I knew how to construct the questions and arrange their sequencing so that raw feelings were disclosed not as dirty laundry but as quiet revelation of a damaged emotional soul that could be healed if aired with grace.

I learned how to construct the inner space for such moments to happen on my television show. I mastered the art of writing scenarios that would disclose the emotions of my guests as revelations of their soul. And I did this with hundreds of guests for nine years. The only one I could not do this kind of soulful emotional excavation work with was me. 

Every Saturday morning Mr. C. watched over me as I sat on my living room couch and cried without knowing why.  As soon as the tiny rivulets stopped flowing, we went shopping, or to a movie, or to a favorite restaurant or bookstore, careful to step over the stream of water rather than wade through it.

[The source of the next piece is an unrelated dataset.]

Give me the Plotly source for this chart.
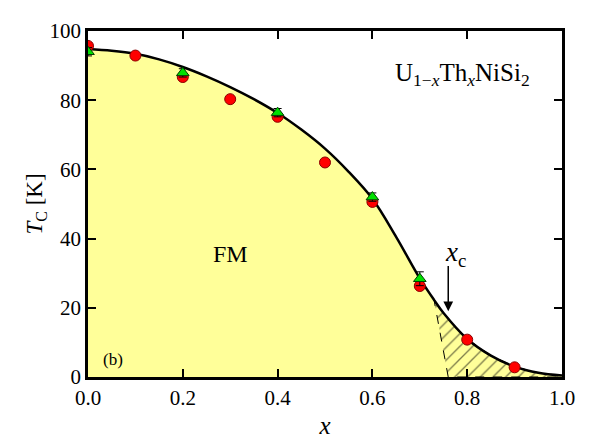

One Saturday morning, however, a tear splashed on my hand and I was astonished by the sensation. It was delicate as an angel’s breath and gentle as the mist before  dawn. I felt the emotion accompanying the tear, and I told myself something I didn’t know until that moment. I said: “I’m sad.”  Like an oracle from Delphi, I now heard a voice say, “Turn around.” I did and saw Cerberus leaving me.  His job was done. 

Cerberus could no longer protect my emotions because I had just resolved to explore them rather than continue to guard against them.  Mr. C. wished me luck and disappeared.